Once you have gotten through a few of these books you already have you will begin to have a fair idea of where your needs and interests in more books lie.

Kevin Bonham
02-03-2006, 01:52 AM
I agree with Rincewind's comments.


What are the books you would recommend and the order in which I should read each book? Also, what should my rating be after reading the books.

Reading books alone doesn't help as much as some people might think. It's better to play a bit, read a bit, play a bit and so on. It's impossible to predict how much studying will improve your rating, although it will do something if you play as well. There is a thing called match toughness that you cannot easily learn in books that is worth about 400 ratings points. It's the thing, that some players pick up better than others from their experience, that keeps you alive and kicking in bad positions, and that enables you to put opponents away without falling for traps in winning ones.

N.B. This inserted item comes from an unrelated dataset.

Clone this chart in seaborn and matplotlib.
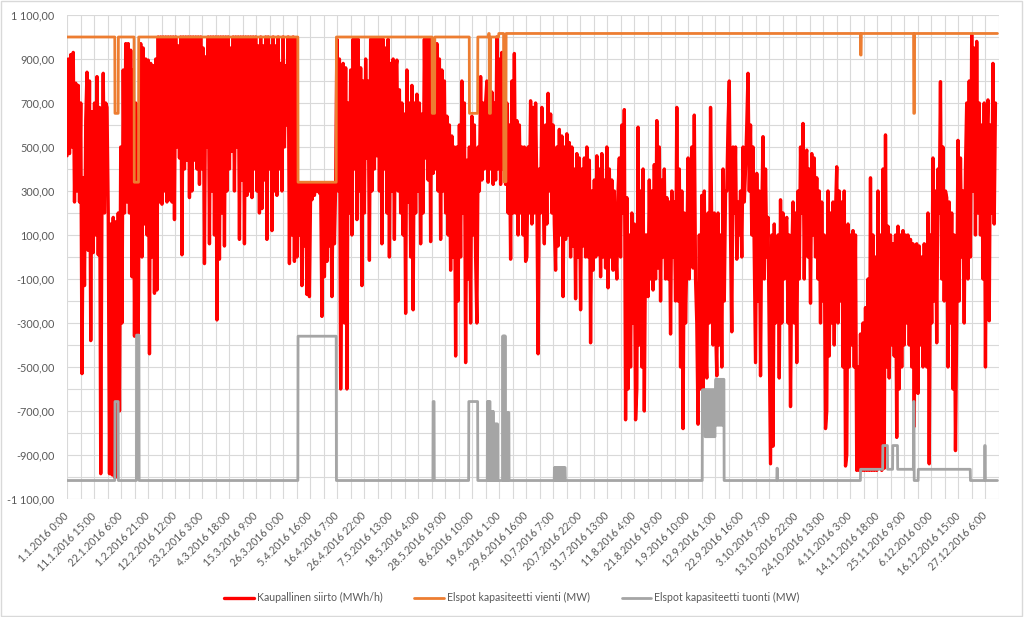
import numpy as np
import pandas as pd
import matplotlib
matplotlib.use("Agg")
import matplotlib.pyplot as plt
import matplotlib.ticker as mticker
import matplotlib.transforms as mtransforms
from matplotlib.patches import Rectangle
import seaborn as sns

# ---------------- data ----------------
HOURS = 8784
LABEL_STEP = 255

x_labels = [
    "1.1.2016 0:00", "11.1.2016 15:00", "22.1.2016 6:00", "1.2.2016 21:00",
    "12.2.2016 12:00", "23.2.2016 3:00", "4.3.2016 18:00", "15.3.2016 9:00",
    "26.3.2016 0:00", "5.4.2016 16:00", "16.4.2016 7:00", "26.4.2016 22:00",
    "7.5.2016 13:00", "18.5.2016 4:00", "28.5.2016 19:00", "8.6.2016 10:00",
    "19.6.2016 1:00", "29.6.2016 16:00", "10.7.2016 7:00", "20.7.2016 22:00",
    "31.7.2016 13:00", "11.8.2016 4:00", "21.8.2016 19:00", "1.9.2016 10:00",
    "12.9.2016 1:00", "22.9.2016 16:00", "3.10.2016 7:00", "13.10.2016 22:00",
    "24.10.2016 13:00", "4.11.2016 3:00", "14.11.2016 18:00", "25.11.2016 9:00",
    "6.12.2016 0:00", "16.12.2016 15:00", "27.12.2016 6:00",
]

# Kaupallinen siirto (MWh/h): successive highs/lows read across the year
siirto = [
    460, 900, 470, 920, 500, 930, 250, 790,
    300, 780, 250, 700, -530, 360, -130, 620,
    840, 30, 800, -380, 660, 20, 700, 100,
    820, 10, 680, -985, 300, 835, 200, 700,
    680, 200, -985, 150, -990, 180, -1000, 160,
    -1000, 200, -700, 500, -300, 850, 200, 970,
    250, 970, 200, 940, -90, 850, -360, 700,
    330, -350, 600, 970, 0, 950, 150, 900,
    100, 895, -440, 880, 0, 870, -165, 900,
    -150, 1000, 250, 1000, 240, 1000, 300, 1000,
    250, 1000, 260, 1000, 250, 1000, 170, 1000,
    500, 960, 450, 1000, 10, 1000, 400, 1000,
    440, 1000, 270, 1000, 300, 1000, 440, 1000,
    400, 1000, 330, 1000, 400, 950, -30, 910,
    500, 1000, 60, 1000, 300, 1000, 100, 1000,
    -286, 1000, -10, 1000, 200, 1000, 50, 1000,
    300, 1000, 400, 950, 480, 1000, 300, 1000,
    500, 1000, 80, 1000, 350, 1000, 60, 1000,
    280, 1000, 300, 1000, 270, 1000, 400, 1000,
    300, 960, 200, 1000, 220, 960, 350, 1000,
    80, 1000, 400, 960, 120, 1000, 300, 960,
    280, 1000, 400, 880, 300, 1000, 500, 870,
    600, 1000, -30, 990, 100, 1000, -20, 990,
    0, 335, 100, 330, -130, 330, 50, 330,
    -170, 330, -180, 330, 260, 330, 280, 330,
    300, 330, 290, 330, -270, 330, -90, 330,
    -20, 330, 50, 330, -180, 330, 60, 330,
    990, 300, 900, -600, 100, 880, -300, 860,
    -600, 700, 200, 850, 100, 990, 400, 990,
    170, 990, 300, 860, -130, 800, 200, 900,
    450, 800, -15, 990, 300, 990, 400, 990,
    460, 990, 300, 990, 60, 990, 400, 950,
    200, 990, 0, 880, 300, 900, 80, 850,
    895, 300, 760, 200, 700, 100, 650, -256,
    850, 250, 700, 0, 780, -240, 700, 200,
    740, 300, 700, 60, 650, 200, 990, 450,
    990, 350, 990, 70, 990, 380, 970, 400,
    970, 300, 900, 80, 850, 300, 800, 200,
    640, 100, 600, -60, 550, 0, 500, -450,
    500, -200, 600, 0, 800, 200, 700, -480,
    440, -100, 500, -300, 640, 100, 600, 0,
    -300, 500, 300, 820, 350, 700, 400, 700,
    800, 340, 700, 400, 750, 330, 700, 350,
    1000, 400, 900, 330, 930, 400, 700, 330,
    700, 200, 600, -10, 800, 200, 925, 200,
    620, 100, 600, 200, 500, 100, 500, -20,
    0, 500, 200, 710, 150, 680, 200, 700,
    300, -440, 400, 200, 680, 300, 60, 600,
    150, 744, 300, 650, 200, 600, 150, -60,
    500, 50, 580, 100, 550, -180, 500, 80,
    560, 100, 520, 0, 500, 50, 400, -190,
    470, 0, 450, -240, 400, 50, 450, 0,
    500, 0, 440, -390, 300, -60, 350, 0,
    460, 10, 400, -90, 470, 0, 350, -50,
    500, -140, 400, 0, 350, -60, 300, 50,
    -100, 300, 450, 0, 600, 200, 670, -740,
    270, -600, 100, -500, 200, -300, 150, -740,
    -600, 590, -400, 300, -500, 400, -700, 100,
    100, -180, 350, -100, 300, -150, 420, -100,
    620, -50, 500, -200, 350, 0, 400, -100,
    270, -100, 250, -350, 300, 0, 250, -200,
    680, -200, 400, -500, 300, -780, 200, -300,
    0, 450, -100, 300, 500, -50, 645, -100,
    -300, -760, 100, -600, 280, -700, 300, -400,
    -550, 200, -300, 680, 100, -400, 200, -300,
    -540, 200, -400, 100, -500, 400, -200, 300,
    300, 600, 800, 100, -340, 500, 200, 500,
    -10, 250, 100, 300, 0, 500, 250, 400,
    600, 835, 300, 600, 100, 500, 0, -480,
    380, -200, 300, -540, 200, 547, -100, 400,
    0, 180, -400, -940, 100, -860, 150, -300,
    -200, 100, -550, 260, -300, 200, -100, 150,
    180, -300, 100, -680, 0, 250, -300, 200,
    -480, 300, -100, 500, 200, 607, -100, 450,
    486, 0, 400, -210, 470, 100, 450, 0,
    360, -100, 300, -300, 250, -200, 100, -780,
    -700, 300, -450, 200, -300, 250, -400, 200,
    410, -300, 300, -200, 250, -500, 300, -950,
    -900, 150, -500, 100, -400, 120, -500, 100,
    -970, -500, -970, -350, -970, -300, -970, -230,
    -970, -100, -970, 360, -970, 100, -970, 0,
    -970, 300, -960, 100, -970, 400, -960, 555,
    -500, 140, -550, 100, -400, 60, -450, 100,
    -820, 140, -600, 100, -500, 120, -400, 100,
    -300, 100, -400, 80, -500, 60, -770, 50,
    60, -620, 50, -400, 0, -500, 60, -300,
    -500, 200, -940, 100, -300, 450, -200, 300,
    -390, 400, 200, 797, -100, 500, -200, 300,
    270, -500, 250, -300, 200, -600, 100, -880,
    -300, 530, -200, 450, 0, 300, -300, 400,
    700, -100, 800, 0, 1010, 300, 950, 100,
    980, 200, 700, 100, 600, -100, 700, -500,
    500, 714, -290, 600, 200, 880, 150, 700,
]

# Elspot kapasiteetti vienti (MW): hour where a new level starts, and the level
vienti_start = [0, 452, 484, 634, 676, 2180, 2542, 3447, 3471, 3798, 3877,
                3980, 3986, 3998, 4075, 4122, 4144, 7490, 7497, 7992, 8000]
vienti_level = [1000, 653, 1000, 340, 1000, 340, 1000, 653, 1000, 653, 1000,
                1016, 653, 1000, 1016, 342, 1016, 918, 1016, 653, 1016]

# Elspot kapasiteetti tuonti (MW): hour where a new level starts, and the level
tuonti_start = [
    0, 452, 484, 656, 680, 2180, 2542, 3455, 3466, 3792, 3877,
    3968, 3974, 3978, 3984, 3988, 3994, 3999, 4005, 4009, 4015, 4019, 4025,
    4031, 4037, 4041, 4047, 4051, 4057, 4061, 4065,
    4112, 4118, 4122, 4128, 4132, 4138, 4144, 4150, 4154, 4160, 4164, 4172,
    4600, 4608, 4612, 4620, 4624, 4632, 4636, 4644, 4648, 4656, 4660, 4668,
    4672, 4680, 4684, 4692, 4696, 4703,
    5997, 6003, 6007, 6013, 6017, 6023, 6027, 6033, 6037, 6043, 6047, 6053,
    6057, 6063, 6067, 6073, 6077, 6083, 6087, 6093, 6097, 6103, 6107, 6113,
    6117, 6123, 6129, 6133, 6139, 6143, 6149, 6153, 6159, 6163, 6169, 6173,
    6179, 6183, 6189, 6193, 6202,
    6701, 6706, 7490, 7700, 7745, 7794, 7840, 7990, 7996, 8035, 8527, 8662, 8668,
]
tuonti_level = [
    -1016, -657, -1016, -355, -1016, -360, -1016, -657, -1016, -657, -1016,
    -657, -1016, -657, -1016, -657, -1016, -702, -1016, -702, -1016, -702, -1016,
    -759, -1016, -759, -1016, -759, -1016, -759, -1016,
    -359, -1016, -359, -1016, -359, -1016, -707, -1016, -707, -1016, -707, -1016,
    -957, -1016, -957, -1016, -957, -1016, -957, -1016, -957, -1016, -957, -1016,
    -957, -1016, -957, -1016, -957, -1016,
    -604, -771, -604, -771, -604, -817, -604, -817, -604, -817, -604, -817,
    -604, -817, -604, -817, -604, -817, -604, -817, -604, -817, -604, -817,
    -604, -556, -764, -556, -764, -556, -764, -556, -764, -556, -764, -556,
    -764, -556, -764, -556, -1016,
    -960, -1016, -965, -857, -965, -857, -965, -657, -1016, -965, -1016, -857, -1016,
]

series_names = ["Kaupallinen siirto (MWh/h)",
                "Elspot kapasiteetti vienti (MW)",
                "Elspot kapasiteetti tuonti (MW)"]

# ---------------- build frames ----------------
def expand_runs(starts, levels):
    durations = np.diff(list(starts) + [HOURS])
    return np.repeat(levels, durations)

hours = np.arange(HOURS)
df_vienti = pd.DataFrame({"hour": hours, "value": expand_runs(vienti_start, vienti_level)})
df_tuonti = pd.DataFrame({"hour": hours, "value": expand_runs(tuonti_start, tuonti_level)})
df_siirto = pd.DataFrame({"hour": np.linspace(0, HOURS - 20, len(siirto)), "value": siirto})

# ---------------- style ----------------
sns.set_theme(style="white")
plt.rcParams["font.family"] = ["Lato", "DejaVu Sans"]
TEXT = "#595959"
GRID = "#D9D9D9"

fig = plt.figure(figsize=(10.24, 6.17), dpi=100)
ax = fig.add_axes([67 / 1024, 1 - 499 / 617, (999 - 67) / 1024, (499 - 15) / 617])

sns.lineplot(data=df_siirto, x="hour", y="value", ax=ax, color="#FF0000",
             linewidth=2.4, estimator=None, sort=False, label=series_names[0], zorder=3)
sns.lineplot(data=df_vienti, x="hour", y="value", ax=ax, color="#ED7D31",
             linewidth=2.0, estimator=None, sort=False, label=series_names[1], zorder=4)
sns.lineplot(data=df_tuonti, x="hour", y="value", ax=ax, color="#A5A5A5",
             linewidth=2.0, estimator=None, sort=False, label=series_names[2], zorder=5)

ax.set_xlim(0, HOURS)
ax.set_ylim(-1100, 1100)

label_pos = np.arange(len(x_labels)) * LABEL_STEP
ax.set_xticks(label_pos)
ax.set_xticks(label_pos + LABEL_STEP / 2, minor=True)
ax.set_xticklabels(x_labels, rotation=45, ha="right", va="center",
                   rotation_mode="anchor", fontsize=7.6, color=TEXT)
offset = mtransforms.ScaledTranslation(4 / 100, 0, fig.dpi_scale_trans)
for lab in ax.get_xticklabels():
    lab.set_transform(lab.get_transform() + offset)

ax.set_yticks(np.arange(-1100, 1101, 200))
ax.set_yticks(np.arange(-1000, 1001, 200), minor=True)


def fi_fmt(v, pos):
    s = f"{abs(v):,.2f}".replace(",", " ").replace(".", ",")
    return ("-" if v < 0 else "") + s


ax.yaxis.set_major_formatter(mticker.FuncFormatter(fi_fmt))
ax.tick_params(axis="y", labelsize=7.8, labelcolor=TEXT, length=0, pad=9)
ax.tick_params(axis="x", which="both", length=0, pad=11)
ax.tick_params(axis="y", which="minor", length=0)

ax.grid(True, which="both", color=GRID, linewidth=0.8, zorder=0)
ax.set_axisbelow(True)
for sp in ax.spines.values():
    sp.set_visible(False)
ax.set_xlabel("")
ax.set_ylabel("")

handles, labels = ax.get_legend_handles_labels()
ax.get_legend().remove()
leg = fig.legend(handles, labels, loc="center", bbox_to_anchor=(0.5, 0.031),
                 ncol=3, frameon=False, fontsize=7.6, handlelength=2.8,
                 columnspacing=3.0, handletextpad=0.3)
for t in leg.get_texts():
    t.set_color(TEXT)

fig.patches.append(Rectangle((0.001, 0.001), 0.997, 0.997, transform=fig.transFigure,
                             fill=False, edgecolor=GRID, linewidth=1.0))

fig.savefig("out.png", dpi=100, facecolor="white")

Openings books like NCO aren't there to be read, they're there to dabble in as you learn particular lines (though the chapter intros are useful in deciding what lines might suit your style). A good way to use any openings book is, after each game you play, look up the book lines and see what else either side could have done instead.

qpawn
04-03-2006, 07:49 PM
Yep. I agree on that match toughness. I would be about 2000 elo but I ain't got any match toughness: in fact I am so deficient it costs me 1000 -points leaving me a total [patzer :D

eclectic
04-03-2006, 08:14 PM
Yep. I agree on that match toughness. I would be about 2000 elo but I ain't got any match toughness: in fact I am so deficient it costs me 1000 -points leaving me a total [patzer :D

yep match toughness is important qpawn

why we could even arrange a training match where we are surrounded by the bulletin board's top posters continually haranging each other

that would really toughen us up ... heh! :rolleyes:

:cool:

forcelima
04-03-2006, 09:41 PM
What exactly is match toughness? Oh does anyone else have trouble finding strategies on a real life board compared to playing on the internet?

eclectic
04-03-2006, 09:53 PM
What exactly is match toughness? Oh does anyone else have trouble finding strategies on a real life board compared to playing on the internet?

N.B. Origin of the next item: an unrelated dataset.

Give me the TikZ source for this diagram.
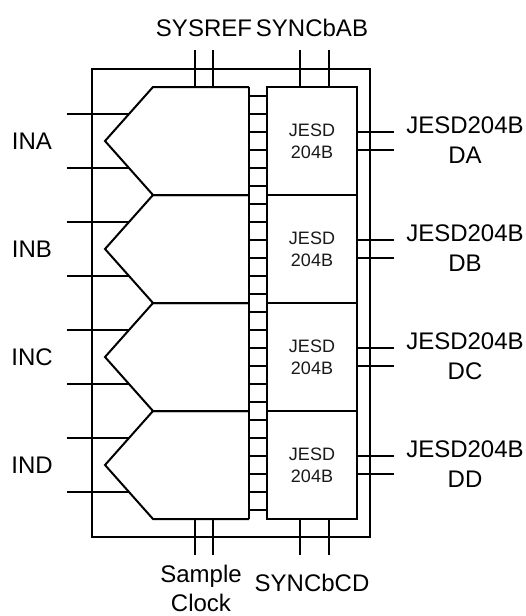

the question may already have been visited in this thread (http://chesschat.org/showthread.php?t=572)

bobby1972
30-03-2006, 09:59 AM
get this book "The Art of Positional Play (1978). reshevsky" i gained 200 rating points on this book alone went from 1700 something to 1900 something that was the time i inproved maybe the only real improvement but long ago.then my mate read it and went from unrated to 2000 something within a few years and he was in his thrirties at the time that is a great book reshevsky is brilliant writer and one of the all time greats.